The 2-million-member-strong Christians United for Israel has decided to do something about the remarkable turn of events. Last week CUFI issued an action alert that generated more than 71,000 emails to senators in support of the Corker-Menendez Iran Nuclear Agreement Review Act of 2015 (S.615) that would seek to guarantee an up or down vote on a final deal. In a news release, CUFI founder and chairman Pastor John Hagee declared, “It is unconscionable that the President would consider signing a deal of this import without Congressional approval. Congress is the voice of the people, and the massive response to this action alert makes clear that on Iran, the people want their voice heard.”
On Monday CUFI placed ads in the New York Post and Billings Gazette (Montana), calling upon Sens. Kirsten Gillibrand (D-N.Y.) and Jon Tester (D-Mont.), respectively, to support this bill. The ads politically called on the pols to “stay strong”:
We appreciate your support for economic sanctions on Iran. This is exactly the kind of strong leadership that brought the Iranians to the negotiating table in the first place. But your work is not yet done. Now you need to ensure that any deal reached at this negotiating table will actually make us more secure. Every major arms-control agreement in recent history has been submitted to Congress for approval. A deal with Iran should be no different. Since the President is seeking to bypass Congress, the time has come for Congress to act.
Today identical ads will run in the Richmond Times-Dispatch and New Jersey’s Star-Ledger calling upon Sen. Mark Warner (D-Va.) and Cory Booker (D-N.J.), respectively, to do the same. Web ads will also run directed at Booker.
Will this matter? Well, it is noteworthy that when the action alert began, Sen. Michael Bennet (D-Colo.), who will be on the ballot in 2016, became a belated signatory on March 10 to Corker-Menendez. Coincidence? Maybe, but perhaps senators do listen to the public, which remains overwhelmingly opposed to letting Iran get the bomb. The worse the deal sounds, the more precarious the position of Democrats who can’t be bothered even to demand a vote on the measure. CUFI’s executive director, David Brog, argued in a written statement that, “By all accounts the Obama Administration is close to reaching a bad deal with Iran. Congress has a moral and Constitutional obligation to review any nuclear deal that is reached. Any senator that fails to support Corker-Menendez will be called upon to explain why they chose to sit out the most important foreign policy issue of our day.”
I have my doubts Democrats will step up to the plate. But CUFI is doing what very few Jewish pro-Israel or other pro-defense groups are doing: Putting the spotlight on those who talk big and hide in the shadows, too timid to oppose the White House. It really comes down to this: Who do these lawmakers want to be? If they want simply to go along, get left-wing support and hope voters don’t notice their timidity, they can stand idly by. But few if any national politicians (the president excepted — and he did not fully reveal his intentions until after his last election) get far in national politics undermining the security of the United States and of Israel. Nothing enjoys quite so much bipartisan support in American politics as Israel.

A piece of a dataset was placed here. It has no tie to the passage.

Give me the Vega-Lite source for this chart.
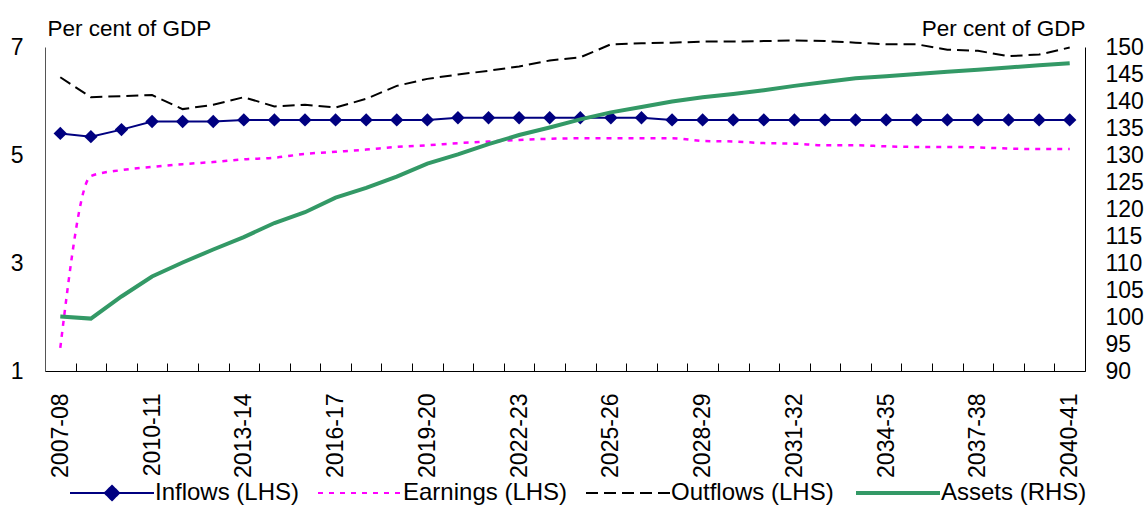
{
  "$schema": "https://vega.github.io/schema/vega-lite/v6.json",
  "autosize": {"type": "none"},
  "padding": {"left": 45, "top": 47, "right": 63, "bottom": 136},
  "width": 1040,
  "height": 324,
  "background": "white",
  "datasets": {
    "lhs": [
      {"year": "2007-08", "Inflows": 5.40, "Earnings": 1.43, "Outflows": 6.44},
      {"year": "2008-09", "Inflows": 5.34, "Earnings": 4.61, "Outflows": 6.07},
      {"year": "2009-10", "Inflows": 5.47, "Earnings": 4.72, "Outflows": 6.09},
      {"year": "2010-11", "Inflows": 5.62, "Earnings": 4.78, "Outflows": 6.11},
      {"year": "2011-12", "Inflows": 5.62, "Earnings": 4.83, "Outflows": 5.85},
      {"year": "2012-13", "Inflows": 5.62, "Earnings": 4.87, "Outflows": 5.93},
      {"year": "2013-14", "Inflows": 5.65, "Earnings": 4.92, "Outflows": 6.07},
      {"year": "2014-15", "Inflows": 5.65, "Earnings": 4.95, "Outflows": 5.90},
      {"year": "2015-16", "Inflows": 5.65, "Earnings": 5.02, "Outflows": 5.93},
      {"year": "2016-17", "Inflows": 5.65, "Earnings": 5.06, "Outflows": 5.88},
      {"year": "2017-18", "Inflows": 5.65, "Earnings": 5.10, "Outflows": 6.04},
      {"year": "2018-19", "Inflows": 5.65, "Earnings": 5.15, "Outflows": 6.28},
      {"year": "2019-20", "Inflows": 5.65, "Earnings": 5.18, "Outflows": 6.41},
      {"year": "2020-21", "Inflows": 5.69, "Earnings": 5.22, "Outflows": 6.49},
      {"year": "2021-22", "Inflows": 5.69, "Earnings": 5.25, "Outflows": 6.56},
      {"year": "2022-23", "Inflows": 5.69, "Earnings": 5.28, "Outflows": 6.64},
      {"year": "2023-24", "Inflows": 5.69, "Earnings": 5.30, "Outflows": 6.75},
      {"year": "2024-25", "Inflows": 5.69, "Earnings": 5.31, "Outflows": 6.81},
      {"year": "2025-26", "Inflows": 5.69, "Earnings": 5.31, "Outflows": 7.05},
      {"year": "2026-27", "Inflows": 5.69, "Earnings": 5.31, "Outflows": 7.07},
      {"year": "2027-28", "Inflows": 5.65, "Earnings": 5.31, "Outflows": 7.08},
      {"year": "2028-29", "Inflows": 5.65, "Earnings": 5.26, "Outflows": 7.10},
      {"year": "2029-30", "Inflows": 5.65, "Earnings": 5.25, "Outflows": 7.10},
      {"year": "2030-31", "Inflows": 5.65, "Earnings": 5.22, "Outflows": 7.11},
      {"year": "2031-32", "Inflows": 5.65, "Earnings": 5.21, "Outflows": 7.12},
      {"year": "2032-33", "Inflows": 5.65, "Earnings": 5.18, "Outflows": 7.11},
      {"year": "2033-34", "Inflows": 5.65, "Earnings": 5.18, "Outflows": 7.08},
      {"year": "2034-35", "Inflows": 5.65, "Earnings": 5.16, "Outflows": 7.05},
      {"year": "2035-36", "Inflows": 5.65, "Earnings": 5.15, "Outflows": 7.05},
      {"year": "2036-37", "Inflows": 5.65, "Earnings": 5.15, "Outflows": 6.95},
      {"year": "2037-38", "Inflows": 5.65, "Earnings": 5.14, "Outflows": 6.93},
      {"year": "2038-39", "Inflows": 5.65, "Earnings": 5.12, "Outflows": 6.83},
      {"year": "2039-40", "Inflows": 5.65, "Earnings": 5.11, "Outflows": 6.86},
      {"year": "2040-41", "Inflows": 5.65, "Earnings": 5.11, "Outflows": 6.99}
    ],
    "rhs": [
      {"year": "2007-08", "Assets": 100.1},
      {"year": "2008-09", "Assets": 99.7},
      {"year": "2009-10", "Assets": 103.8},
      {"year": "2010-11", "Assets": 107.5},
      {"year": "2011-12", "Assets": 110.1},
      {"year": "2012-13", "Assets": 112.5},
      {"year": "2013-14", "Assets": 114.8},
      {"year": "2014-15", "Assets": 117.4},
      {"year": "2015-16", "Assets": 119.4},
      {"year": "2016-17", "Assets": 122.1},
      {"year": "2017-18", "Assets": 123.9},
      {"year": "2018-19", "Assets": 126.0},
      {"year": "2019-20", "Assets": 128.4},
      {"year": "2020-21", "Assets": 130.1},
      {"year": "2021-22", "Assets": 132.0},
      {"year": "2022-23", "Assets": 133.7},
      {"year": "2023-24", "Assets": 135.1},
      {"year": "2024-25", "Assets": 136.6},
      {"year": "2025-26", "Assets": 137.9},
      {"year": "2026-27", "Assets": 138.9},
      {"year": "2027-28", "Assets": 139.9},
      {"year": "2028-29", "Assets": 140.7},
      {"year": "2029-30", "Assets": 141.3},
      {"year": "2030-31", "Assets": 142.0},
      {"year": "2031-32", "Assets": 142.8},
      {"year": "2032-33", "Assets": 143.5},
      {"year": "2033-34", "Assets": 144.2},
      {"year": "2034-35", "Assets": 144.6},
      {"year": "2035-36", "Assets": 145.0},
      {"year": "2036-37", "Assets": 145.4},
      {"year": "2037-38", "Assets": 145.8},
      {"year": "2038-39", "Assets": 146.2},
      {"year": "2039-40", "Assets": 146.6},
      {"year": "2040-41", "Assets": 147.0}
    ]
  },
  "encoding": {
    "x": {
      "field": "year",
      "type": "ordinal",
      "sort": null,
      "bandPosition": 0.5,
      "scale": {"type": "band", "paddingInner": 0, "paddingOuter": 0},
      "axis": {
        "title": null,
        "labelAngle": -90,
        "labelAlign": "right",
        "labelBaseline": "middle",
        "labelPadding": 30,
        "labelExpr": "toNumber(substring(datum.label, 0, 4)) % 3 == 0 ? datum.label : ''",
        "tickBand": "extent",
        "tickSize": -8,
        "tickColor": "black",
        "domainColor": "black",
        "labelFontSize": 23
      }
    }
  },
  "layer": [
    {
      "data": {"name": "lhs"},
      "transform": [
        {"fold": ["Inflows", "Earnings", "Outflows"], "as": ["key", "value"]},
        {"calculate": "datum.key + ' (LHS)'", "as": "series"}
      ],
      "encoding": {
        "y": {
          "field": "value",
          "type": "quantitative",
          "scale": {"domain": [1, 7], "nice": false, "zero": false},
          "axis": {
            "values": [1, 3, 5, 7],
            "ticks": false,
            "grid": false,
            "domainColor": "#555555",
            "labelPadding": 22,
            "labelFontSize": 23,
            "title": "Per cent of GDP",
            "titleAngle": 0,
            "titleAlign": "left",
            "titleBaseline": "alphabetic",
            "titleX": 2,
            "titleY": -12
          }
        },
        "color": {
          "field": "series",
          "type": "nominal",
          "scale": {
            "domain": ["Inflows (LHS)", "Earnings (LHS)", "Outflows (LHS)", "Assets (RHS)"],
            "range": ["#000080", "#ff00ff", "#000000", "#339966"]
          },
          "legend": {
            "orient": "none",
            "legendX": 24,
            "legendY": 434,
            "direction": "horizontal",
            "title": null,
            "symbolType": "stroke",
            "symbolSize": 7056,
            "symbolStrokeWidth": 2,
            "symbolOffset": 31,
            "labelFontSize": 24,
            "labelOffset": 31,
            "labelLimit": 400,
            "columnPadding": 14,
            "encode": {
              "symbols": {
                "update": {
                  "shape": {"signal": "datum.value == 'Inflows (LHS)' ? 'M-1,0L1,0M-0.17,0L0,-0.17L0.17,0L0,0.17Z' : 'M-1,0L1,0'"},
                  "strokeDash": {"signal": "datum.value == 'Earnings (LHS)' ? [5, 6] : datum.value == 'Outflows (LHS)' ? [12, 6] : [1, 0]"},
                  "strokeWidth": {"signal": "datum.value == 'Assets (RHS)' ? 4 : 2"},
                  "fill": {"signal": "datum.value == 'Inflows (LHS)' ? '#000080' : 'transparent'"}
                }
              }
            }
          }
        }
      },
      "layer": [
        {
          "transform": [{"filter": "datum.key == 'Outflows'"}],
          "mark": {"type": "line", "strokeWidth": 2, "strokeDash": [12, 6]}
        },
        {
          "transform": [{"filter": "datum.key == 'Earnings'"}],
          "mark": {"type": "line", "strokeWidth": 2.5, "strokeDash": [5, 6], "interpolate": "monotone"}
        },
        {
          "transform": [{"filter": "datum.key == 'Inflows'"}],
          "mark": {"type": "line", "strokeWidth": 2}
        },
        {
          "transform": [{"filter": "datum.key == 'Inflows'"}],
          "mark": {"type": "point", "shape": "diamond", "filled": true, "size": 180, "opacity": 1}
        }
      ]
    },
    {
      "data": {"name": "rhs"},
      "transform": [
        {"fold": ["Assets"], "as": ["key", "value"]},
        {"calculate": "datum.key + ' (RHS)'", "as": "series"}
      ],
      "mark": {"type": "line", "strokeWidth": 4},
      "encoding": {
        "y": {
          "field": "value",
          "type": "quantitative",
          "scale": {"domain": [90, 150], "nice": false, "zero": false},
          "axis": {
            "orient": "right",
            "values": [90, 95, 100, 105, 110, 115, 120, 125, 130, 135, 140, 145, 150],
            "ticks": false,
            "grid": false,
            "domainColor": "#000000",
            "labelPadding": 20,
            "labelFontSize": 23,
            "title": "Per cent of GDP",
            "titleAngle": 0,
            "titleAlign": "right",
            "titleBaseline": "alphabetic",
            "titleX": 0,
            "titleY": -12
          }
        },
        "color": {"field": "series", "type": "nominal"}
      }
    }
  ],
  "resolve": {"scale": {"y": "independent"}},
  "config": {
    "view": {"stroke": null},
    "font": "Liberation Sans",
    "axis": {"labelFont": "Liberation Sans", "titleFont": "Liberation Sans", "labelColor": "black", "titleColor": "black", "titleFontSize": 22.5, "titleFontWeight": "normal", "labelFlush": false, "labelOverlap": false},
    "legend": {"labelFont": "Liberation Sans", "labelColor": "black"}
  }
}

If Democrats don’t come out from under their desks to oppose a bad deal, the Iranians buy the president’s promises that an unratified deal can give the mullahs long-term relief and the United Nations dutifully undercuts its own existing tougher sanctions, it will be up to the next president to live with the consequences. Come to think of it, Hillary Clinton should be cheering CUFI’s efforts. I mean, does she want to get stuck with a nuclear-ready Iran on her watch (if she makes it to the Oval office)? Politics makes strange bedfellows, but none I grant you, would be quite so peculiar as a Booker-Warner-Tester-Gillibrand-Clinton-Cotton-CUFI alliance to prevent Hillary’s former boss from sticking her, the Middle East and the West with an Islamic fundamentalist regime in possession of a bomb. Nevertheless, a deal with Iran as awful and unprecedented as the one under consideration would send the Democratic Party that presided over this fiasco into the political wilderness for a generation.